Дверь дрожала, как осока под ветром. Стало ясно всем, что сейчас он
навалится на нее и сорвет с петель.
Кузьма Гнедых опрометью бросился в другие отделения за служителями;
отец искал в кладовой веревок, больные захлопывали двери своих палат.
Я стоял, готовый каждый момент убежать к себе в комнаты и запереться на
ключ.
И вдруг случилось нечто героическое и простое, как всякий героизм.
У нас в 8-й палате лежал худосочный семнадцатилетний парень Гаврюшка.
Так как была у него болезнь почек, то звали его в отделении Гаврюшкой "с
почками". Лечился он от своей болезни какими-то водами в синих сифонах.
Когда все разбежались от дверей курительной, я увидел Гаврюшку с
сифоном, поспешно идущего к этим самым дверям.
Он остановился перед окошком и хладнокровно направил свежую струю воды
на голую руку бешеного.
И вышло то, чего никто не ждал. Бешеный завыл, как собака, в которую
попали камнем, и бросился в дальний угол. Прекратились стуки, торжествующий
рев сменился жалким плачем.
Плохонький Гаврюшка победил. Что потом было - месть? ликование? - я не
могу точно сказать, но изо всех палат высыпали больные с оловянными
кружками, со стаканами, с чашками воды. Все вспомнили вдруг, что бешенство -
водобоязнь. Всякому хотелось плеснуть водою туда, в страшное, маленькое
окошко курительной комнаты.
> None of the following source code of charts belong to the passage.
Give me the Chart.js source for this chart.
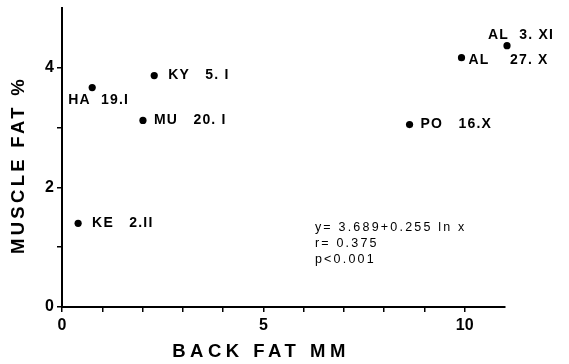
<!DOCTYPE html>
<html><head><meta charset="utf-8">
<script src="https://cdn.jsdelivr.net/npm/chart.js@4"></script>
<style>html,body{margin:0;padding:0;background:#fff}#wrap{width:569px;height:364px}</style>
</head><body><div id="wrap"><canvas id="c" width="569" height="364"></canvas></div>
<script>
const sampleLabels = ['HA  19.I', 'KY   5. I', 'MU   20. I', 'KE   2.II', 'PO   16.X', 'AL    27. X', 'AL  3. XI'];
const backFatMM = [0.75, 2.29, 2.01, 0.40, 8.63, 9.92, 11.05];
const muscleFatPct = [3.67, 3.87, 3.12, 1.40, 3.05, 4.17, 4.37];
const xTickLabels = {0: '0', 5: '5', 10: '10'};
const yTickLabels = {0: '0', 2: '2', 4: '4'};
const regressionText = ['y= 3.689+0.255 ln x', 'r= 0.375', 'p<0.001'];
const xTitle = 'BACK FAT MM';
const yTitle = 'MUSCLE FAT %';

const labelOffsets = [[-24, 13], [14, 0], [11, 0], [14, 0], [11, 0], [7, 3], [-19, -11]];

const annot = {
  id: 'annot',
  afterDatasetsDraw(chart) {
    const {ctx, scales: {x, y}} = chart;
    ctx.save();
    ctx.fillStyle = '#000';
    ctx.textBaseline = 'middle';
    ctx.textAlign = 'left';
    ctx.font = 'bold 14px "Liberation Sans", Arial, sans-serif';
    ctx.letterSpacing = '1.2px';
    sampleLabels.forEach((t, i) => {
      const px = x.getPixelForValue(backFatMM[i]);
      const py = y.getPixelForValue(muscleFatPct[i]);
      const [dx, dy] = labelOffsets[i];
      ctx.fillText(t, px + dx, py + dy);
    });
    ctx.font = '12.5px "Liberation Sans", Arial, sans-serif';
    ctx.letterSpacing = '2.2px';
    const rx = x.getPixelForValue(6.28);
    regressionText.forEach((t, i) => {
      ctx.fillText(t, rx, y.getPixelForValue(1.33) + 16 * i);
    });
    ctx.font = 'bold 18.5px "Liberation Sans", Arial, sans-serif';
    ctx.letterSpacing = '4.5px';
    ctx.textAlign = 'center';
    ctx.fillText(xTitle, 261, 352);
    ctx.letterSpacing = '3.3px';
    ctx.translate(19, 165);
    ctx.rotate(-Math.PI / 2);
    ctx.fillText(yTitle, 0, 0);
    ctx.restore();
  }
};

new Chart(document.getElementById('c'), {
  type: 'scatter',
  data: {
    datasets: [{
      data: backFatMM.map((v, i) => ({x: v, y: muscleFatPct[i]})),
      backgroundColor: '#000',
      borderWidth: 0,
      pointRadius: 3.6,
      clip: false
    }]
  },
  options: {
    responsive: false,
    animation: false,
    devicePixelRatio: 1,
    layout: {padding: {top: 8, right: 64, left: 0, bottom: 0}},
    plugins: {legend: {display: false}, tooltip: {enabled: false}},
    scales: {
      x: {
        type: 'linear', min: 0, max: 11,
        afterBuildTicks: s => { s.ticks = s.ticks.filter(t => t.value <= 10); },
        afterFit: s => { s.height = 57; s.paddingLeft = 0; s.paddingRight = 0; },
        ticks: {stepSize: 1, autoSkip: false, maxRotation: 0, padding: 4,
          callback: v => xTickLabels[v] ?? '',
          color: '#000', font: {family: '"Liberation Sans", Arial', size: 16, weight: 'bold'}},
        grid: {drawOnChartArea: false, drawTicks: true, tickLength: 5, color: '#000', lineWidth: 1.5},
        border: {color: '#000', width: 2}
      },
      y: {
        type: 'linear', min: 0, max: 5,
        afterBuildTicks: s => { s.ticks = s.ticks.filter(t => t.value < 5); },
        afterFit: s => { s.width = 62; s.paddingTop = 0; s.paddingBottom = 0; },
        ticks: {stepSize: 1, autoSkip: false, padding: 3,
          callback: v => yTickLabels[v] ?? '',
          color: '#000', font: {family: '"Liberation Sans", Arial', size: 16, weight: 'bold'}},
        grid: {drawOnChartArea: false, drawTicks: true, tickLength: 5, color: '#000', lineWidth: 1.5},
        border: {color: '#000', width: 2}
      }
    }
  },
  plugins: [annot]
});
</script>
</body></html>
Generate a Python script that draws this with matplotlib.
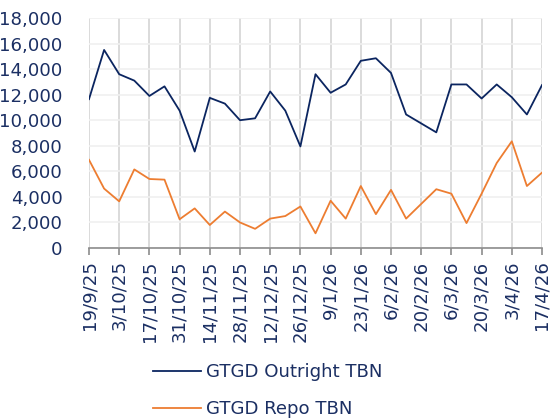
import matplotlib
matplotlib.use("Agg")
import matplotlib.pyplot as plt
from matplotlib.ticker import FuncFormatter, MultipleLocator

# ---- data ----
tick_labels = ["19/9/25", "3/10/25", "17/10/25", "31/10/25", "14/11/25", "28/11/25",
               "12/12/25", "26/12/25", "9/1/26", "23/1/26", "6/2/26", "20/2/26",
               "6/3/26", "20/3/26", "3/4/26", "17/4/26"]
outright = [11650, 15500, 13600, 13100, 11900, 12650, 10750, 7550, 11750, 11300,
            10000, 10150, 12250, 10750, 7950, 13600, 12150, 12800, 14650, 14850,
            13700, 10450, 9750, 9050, 12800, 12800, 11700, 12800, 11800, 10450, 12750]
repo = [6900, 4650, 3650, 6150, 5400, 5350, 2250, 3100, 1800, 2850,
        2000, 1500, 2300, 2500, 3250, 1150, 3700, 2300, 4850, 2650,
        4550, 2300, 3450, 4600, 4250, 1950, 4250, 6650, 8350, 4850, 5900]
series_names = ["GTGD Outright TBN", "GTGD Repo TBN"]

navy = "#0B2560"
orange = "#ED7D31"
text_c = "#1B2F63"
fs = 13.1

fig = plt.figure(figsize=(5.53, 4.19), dpi=100)
ax = fig.add_axes([89/553, 1-248/419, (542-89)/553, (248-18)/419])

x = list(range(len(outright)))
l1, = ax.plot(x, outright, color=navy, lw=1.3, label=series_names[0], zorder=3)
l2, = ax.plot(x, repo, color=orange, lw=1.3, label=series_names[1], zorder=3)

ax.set_xlim(0, len(outright) - 1)
ax.set_ylim(0, 18000)
ax.yaxis.set_major_locator(MultipleLocator(2000))
ax.yaxis.set_major_formatter(FuncFormatter(lambda v, p: f"{int(v):,}"))
ax.set_xticks(list(range(0, len(outright), 2)))
ax.set_xticklabels(tick_labels, rotation=90)

for s in ["top", "right", "left"]:
    ax.spines[s].set_visible(False)
ax.spines["bottom"].set_color("#8c8c8c")
ax.spines["bottom"].set_linewidth(1.2)

ax.tick_params(axis="x", direction="out", length=5, width=1.2, color="#8c8c8c",
               labelsize=fs, labelcolor=text_c, pad=4)
ax.tick_params(axis="y", length=0, labelsize=fs, labelcolor=text_c, pad=19)

ax.grid(axis="x", color="#d4d4d4", lw=1.2, zorder=0)
ax.grid(axis="y", color="#f0f0f0", lw=1.2, zorder=0)
ax.set_axisbelow(True)

leg = fig.legend(handles=[l1, l2], loc="upper left", bbox_to_anchor=(146/553, 1-356/419),
                 frameon=False, fontsize=fs, handlelength=2.6, handletextpad=0.3,
                 labelspacing=1.05, borderaxespad=0)
for t in leg.get_texts():
    t.set_color(text_c)

fig.savefig("out.png", dpi=100)
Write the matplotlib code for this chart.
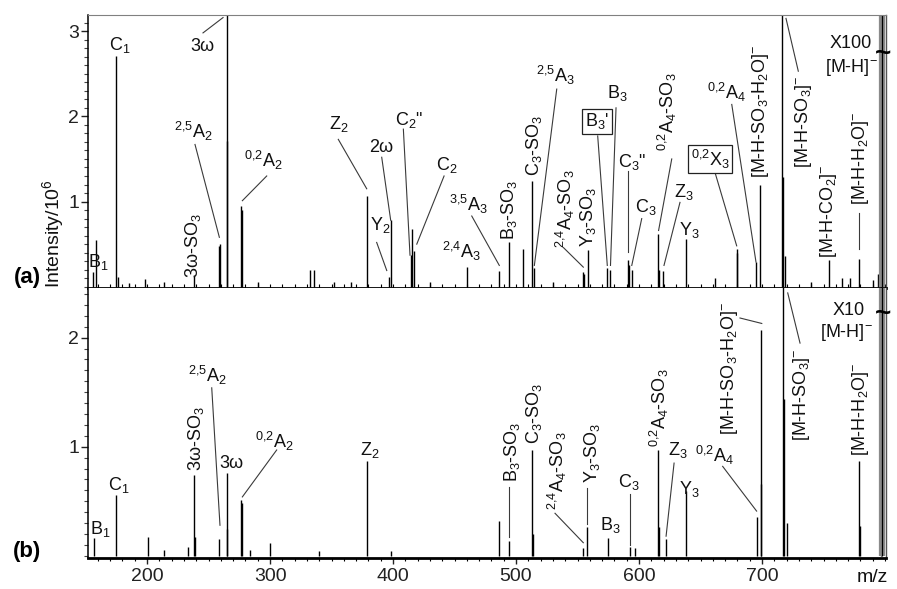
import matplotlib
matplotlib.use("Agg")
import matplotlib.pyplot as plt
from matplotlib.ticker import MultipleLocator, FixedLocator

plt.rcParams['font.family'] = ['Liberation Sans', 'DejaVu Sans']
plt.rcParams['mathtext.fontset'] = 'custom'
plt.rcParams['mathtext.rm'] = 'Liberation Sans'
plt.rcParams['mathtext.it'] = 'Liberation Sans:italic'
plt.rcParams['mathtext.bf'] = 'Liberation Sans:bold'

# ---------------- data (m/z, intensity /10^6) ----------------
# panel (a)
mz_a = [156.3, 158.3, 174.8, 176.0, 185.0, 198.4, 214.0, 238.2, 258.3, 259.0,
        264.8, 265.3, 276.8, 277.4, 290.0, 332.5, 336.0, 352.0, 366.0, 378.6,
        396.7, 398.1, 414.4, 415.7, 416.8, 430.0, 460.0, 486.4, 494.6, 505.4,
        513.3, 515.0, 530.0, 554.2, 555.0, 558.3, 574.2, 576.5, 590.8, 591.8,
        594.4, 615.4, 616.5, 619.8, 638.2, 661.8, 679.4, 680.0, 695.1, 698.4,
        716.5, 717.3, 719.0, 740.0, 754.6, 764.8, 771.5, 778.9, 790.0, 794.0,
        796.5, 797.0]
int_a = [0.17, 0.55, 2.71, 0.12, 0.04, 0.09, 0.05, 0.13, 0.48, 0.50,
         3.60, 1.71, 0.95, 0.90, 0.05, 0.20, 0.20, 0.05, 0.06, 1.07,
         0.11, 0.78, 0.37, 0.68, 0.42, 0.05, 0.23, 0.18, 0.53, 0.44,
         1.24, 0.22, 0.05, 0.17, 0.15, 0.43, 0.22, 0.20, 0.31, 0.25,
         0.20, 0.62, 0.20, 0.19, 0.56, 0.10, 0.44, 0.40, 0.29, 1.20,
         4.00, 1.29, 0.36, 0.06, 0.31, 0.10, 0.10, 0.33, 0.08, 0.15,
         1.59, 1.38]
mz_a_sat = [797.6]          # saturated [M-H]- (drawn grey, off scale)
int_a_sat = [5.0]

# panel (b)
mz_b = [156.9, 174.8, 200.5, 214.0, 233.0, 238.2, 238.8, 258.8, 264.8, 265.3,
        276.6, 277.3, 284.0, 300.0, 340.0, 378.6, 398.0, 486.2, 494.6, 513.3,
        514.0, 554.7, 558.0, 574.5, 592.4, 597.0, 615.4, 616.0, 622.0, 638.2,
        695.6, 698.9, 699.5, 717.3, 717.8, 720.0, 779.2, 779.8, 796.5]
int_b = [0.16, 0.56, 0.17, 0.05, 0.08, 0.74, 0.17, 0.15, 0.76, 0.25,
         0.51, 0.48, 0.05, 0.12, 0.04, 0.87, 0.04, 0.32, 0.14, 0.97,
         0.20, 0.07, 0.26, 0.16, 0.08, 0.07, 0.97, 0.26, 0.15, 0.59,
         0.36, 2.07, 0.66, 3.00, 1.44, 0.30, 0.87, 0.27, 0.69]
mz_b_sat = [797.6]
int_b_sat = [4.0]

x_ticks = [200, 300, 400, 500, 600, 700]
y_ticks_a = [1, 2, 3]
y_ticks_b = [1, 2]

# ---------------- figure ----------------
W, H = 897, 589
fig = plt.figure(figsize=(W / 100, H / 100), dpi=100)
L, R = 88, 886
ax1 = fig.add_axes([L / W, 1 - 288 / H, (R - L) / W, (288 - 15) / H])
ax2 = fig.add_axes([L / W, 1 - 558 / H, (R - L) / W, (558 - 288) / H])

XL = (152, 800.8)
FS = 13
TFS = 14
LC = '#3a3a3a'

for ax in (ax1, ax2):
    ax.set_xlim(*XL)
    ax.xaxis.set_major_locator(FixedLocator(x_ticks))
    ax.xaxis.set_minor_locator(MultipleLocator(10))
    ax.yaxis.set_minor_locator(MultipleLocator(0.1))
    ax.tick_params(axis='y', which='major', direction='out', length=5, width=1,
                   labelsize=TFS, pad=1.5, colors='#222222')
    ax.tick_params(axis='y', which='minor', direction='out', length=3, width=0.8,
                   colors='#444444')
    ax.spines['left'].set_linewidth(1.1)
    ax.spines['right'].set_color('#555555')
    ax.spines['right'].set_linewidth(1.0)

ax1.set_ylim(-0.015, 3.19)
ax2.set_ylim(-0.02, 2.455)
ax1.yaxis.set_major_locator(FixedLocator(y_ticks_a))
ax2.yaxis.set_major_locator(FixedLocator(y_ticks_b))

ax1.spines['top'].set_color('#808080')
ax1.spines['bottom'].set_linewidth(2.0)
ax2.spines['top'].set_visible(False)
ax2.spines['bottom'].set_linewidth(2.0)
ax1.tick_params(axis='x', which='both', direction='in', length=3, width=0.8,
                labelbottom=False)
ax2.tick_params(axis='x', which='major', direction='out', length=4, width=1,
                labelsize=TFS, pad=3, colors='#222222')
ax2.tick_params(axis='x', which='minor', direction='out', length=2.5, width=0.8)

# peaks
ax1.vlines(mz_a, 0, int_a, color='black', lw=1.0)
ax1.vlines(mz_a_sat, 0, int_a_sat, color='#8a8a8a', lw=4.5)
ax1.vlines(mz_a_sat, 0, int_a_sat, color='black', lw=0.9)
ax2.vlines(mz_b, 0, int_b, color='black', lw=1.0)
ax2.vlines(mz_b_sat, 0, int_b_sat, color='#8a8a8a', lw=4.5)
ax2.vlines(mz_b_sat, 0, int_b_sat, color='black', lw=0.9)

# ---------------- annotations (layout only) ----------------
box = dict(boxstyle='square,pad=0.15', fc='white', ec='#222222', lw=0.9)
ann_a = [
    (r'B$_1$', 160.2, 0.29, 0, None, False),
    (r'C$_1$', 178.0, 2.84, 0, None, False),
    ('3ω', 244.7, 2.82, 0, (245.5, 2.98, 261.8, 3.16), False),
    (r'$^{2{,}5}$A$_2$', 237.4, 1.82, 0, (239.0, 1.67, 258.8, 0.58), False),
    (r'3ω-SO$_3$', 237.6, 0.48, 90, None, False),
    (r'$^{0{,}2}$A$_2$', 294.6, 1.48, 0, (297.3, 1.30, 277.5, 1.01), False),
    (r'Z$_2$', 355.5, 1.91, 0, (355.5, 1.73, 378.6, 1.15), False),
    (r'Y$_2$', 389.4, 0.73, 0, (386.7, 0.52, 394.9, 0.19), False),
    ('2ω', 390.2, 1.63, 0, (390.8, 1.52, 398.1, 0.78), False),
    (r'C$_2$"', 413.0, 1.96, 0, (408.4, 1.85, 413.8, 0.37), False),
    (r'C$_2$', 443.9, 1.43, 0, (441.5, 1.30, 419.3, 0.50), False),
    (r'$^{3{,}5}$A$_3$', 461.0, 0.97, 0, (464.0, 0.83, 486.4, 0.25), False),
    (r'$^{2{,}4}$A$_3$', 455.3, 0.41, 0, None, False),
    (r'B$_3$-SO$_3$', 494.3, 0.90, 90, None, False),
    (r'C$_3$-SO$_3$', 514.6, 1.66, 90, None, False),
    (r'$^{2{,}5}$A$_3$', 531.7, 2.48, 0, (533.1, 2.32, 514.9, 0.25), False),
    (r'$^{2{,}4}$A$_4$-SO$_3$', 539.8, 0.91, 90, (538.5, 0.46, 554.7, 0.23), False),
    (r'Y$_3$-SO$_3$', 558.5, 0.82, 90, None, False),
    (r"B$_3$'", 565.9, 1.94, 0, (566.4, 1.77, 574.2, 0.25), True),
    (r'B$_3$', 582.1, 2.28, 0, (581.3, 2.10, 576.8, 0.25), False),
    (r'C$_3$"', 594.3, 1.46, 0, (590.8, 1.36, 590.8, 0.41), False),
    (r'C$_3$', 605.7, 0.94, 0, (602.2, 0.80, 594.1, 0.25), False),
    (r'$^{0{,}2}$A$_4$-SO$_3$', 622.8, 2.05, 90, (626.6, 1.50, 615.9, 0.66), False),
    (r'Z$_3$', 636.6, 1.11, 0, (633.3, 0.99, 620.3, 0.25), False),
    (r'Y$_3$', 640.7, 0.67, 0, None, False),
    (r'$^{0{,}2}$X$_3$', 657.7, 1.50, 0, (661.8, 1.34, 679.4, 0.48), True),
    (r'$^{0{,}2}$A$_4$', 671.5, 2.28, 0, (675.4, 2.14, 695.1, 0.29), False),
    (r'[M-H-SO$_3$-H$_2$O]$^{-}$', 698.4, 2.06, 90, None, False),
    (r'[M-H-SO$_3$]$^{-}$', 734.1, 1.94, 90, (719.5, 3.15, 729.5, 2.53), False),
    (r'[M-H-CO$_2$]$^{-}$', 753.7, 0.89, 90, None, False),
    (r'[M-H-H$_2$O]$^{-}$', 779.7, 1.51, 90, (778.9, 0.87, 778.9, 0.44), False),
    ('X100', 772.4, 2.85, 0, None, False),
    (r'[M-H]$^{-}$', 772.4, 2.57, 0, None, False),
]
ann_b = [
    (r'B$_1$', 161.8, 0.25, 0, None, False),
    (r'C$_1$', 177.2, 0.65, 0, None, False),
    (r'3ω-SO$_3$', 239.8, 1.07, 90, None, False),
    (r'$^{2{,}5}$A$_2$', 248.8, 1.65, 0, (252.6, 1.54, 259.3, 0.28), False),
    ('3ω', 268.3, 0.85, 0, None, False),
    (r'$^{0{,}2}$A$_2$', 303.3, 1.05, 0, (305.4, 0.97, 277.5, 0.54), False),
    (r'Z$_2$', 381.3, 0.97, 0, None, False),
    (r'B$_3$-SO$_3$', 496.7, 0.95, 90, (494.6, 0.63, 494.6, 0.17), False),
    (r'C$_3$-SO$_3$', 514.6, 1.31, 90, None, False),
    (r'$^{2{,}4}$A$_4$-SO$_3$', 533.3, 0.78, 90, (531.7, 0.39, 554.7, 0.12), False),
    (r'Y$_3$-SO$_3$', 561.8, 0.94, 90, (558.0, 0.62, 558.0, 0.29), False),
    (r'B$_3$', 576.4, 0.28, 0, None, False),
    (r'C$_3$', 591.9, 0.68, 0, (592.4, 0.57, 592.4, 0.10), False),
    (r'$^{0{,}2}$A$_4$-SO$_3$', 616.3, 1.36, 90, None, False),
    (r'Z$_3$', 631.7, 0.97, 0, (628.5, 0.85, 622.0, 0.18), False),
    (r'Y$_3$', 640.7, 0.61, 0, None, False),
    (r'$^{0{,}2}$A$_4$', 661.0, 0.92, 0, (668.0, 0.82, 695.6, 0.41), False),
    (r'[M-H-SO$_3$-H$_2$O]$^{-}$', 673.2, 1.72, 90, (682.1, 2.18, 699.8, 2.13), False),
    (r'[M-H-SO$_3$]$^{-}$', 732.5, 1.48, 90, (720.9, 2.41, 730.9, 1.95), False),
    (r'[M-H-H$_2$O]$^{-}$', 779.7, 1.34, 90, None, False),
    ('X10', 770.7, 2.25, 0, None, False),
    (r'[M-H]$^{-}$', 768.3, 2.05, 0, None, False),
]

for ax, anns in ((ax1, ann_a), (ax2, ann_b)):
    for txt, x, y, rot, line, boxed in anns:
        ax.text(x, y, txt, rotation=rot, ha='center', va='center', fontsize=FS,
                color='#111111', bbox=box if boxed else None, zorder=4)
        if line is not None:
            ax.plot([line[0], line[2]], [line[1], line[3]], color=LC, lw=0.8,
                    zorder=3)

# break marks on the saturated [M-H]- peak
ax1.text(798.6, 2.73, '~', fontsize=20, fontweight='bold', ha='center',
         va='center', clip_on=False, zorder=5)
ax2.text(798.6, 2.22, '~', fontsize=20, fontweight='bold', ha='center',
         va='center', clip_on=False, zorder=5)

# panel labels and axis text
fig.text(27 / W, 1 - 277 / H, '(a)', fontsize=16, fontweight='bold',
         ha='center', va='center')
fig.text(27 / W, 1 - 551 / H, '(b)', fontsize=16, fontweight='bold',
         ha='center', va='center')
fig.text(53 / W, 1 - 234 / H, r'Intensity/10$^{6}$', rotation=90, fontsize=14,
         ha='center', va='center', color='#111111')
fig.text(872 / W, 1 - 577 / H, 'm/z', fontsize=TFS, ha='center', va='center',
         color='#111111')

fig.savefig('out.png', dpi=100)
Кто-то вытащил из кладовой старый гидропульт и
прилаживал к окошку его длинную кишку, а кругом все смеялись.
Побежденный бешеный жалобно кричал, как большая хищная птица, гонимая
стаей ласточек.
И мне сделалось его жаль и хотелось, чтобы снова поднялся он,
несокрушимый и дикий, и начал трясти двери.
К утру он умер.
Когда его выносили, в коридоре вдоль его пути выстроилось все
отделение.
Длинный, высоколобый, чернобородый, он лежал на носилках, сухой и
прямой, как убитый ястреб. И на него, мертвого, все кругом смотрели
большими, пугливыми глазами, точно боялись, что вот он сейчас очнется и
встанет.
Мне вспомнилось то, что я видел на границе между явью и сном: черное
безбрежное озеро, черный воздух над ним и видимо-невидимо белых чаек.
Сверкающими, легкими крыльями они разрезали черный воздух и испуганно
кричали.
Когда они пролетали мимо меня, косясь назад красными от ужаса глазами,
я видел, что они боялись не черного воздуха, не черного озера, не
безбрежного простора, - они боялись сильного взмаха своих собственных легких
крыльев.
1904 г.
Взмах крыльев. Впервые напечатано в "Журнале для всех" Э 9 за 1904 год.
Вошло в первый том собрания сочинений изд. "Мысль" с датой: "Февраль 1904
г.". В собрании сочинений изд. "Художественная литература" (1955-1956 гг.)
автор дал "Взмаху крыльев" подзаголовок: "Стихотворение в прозе".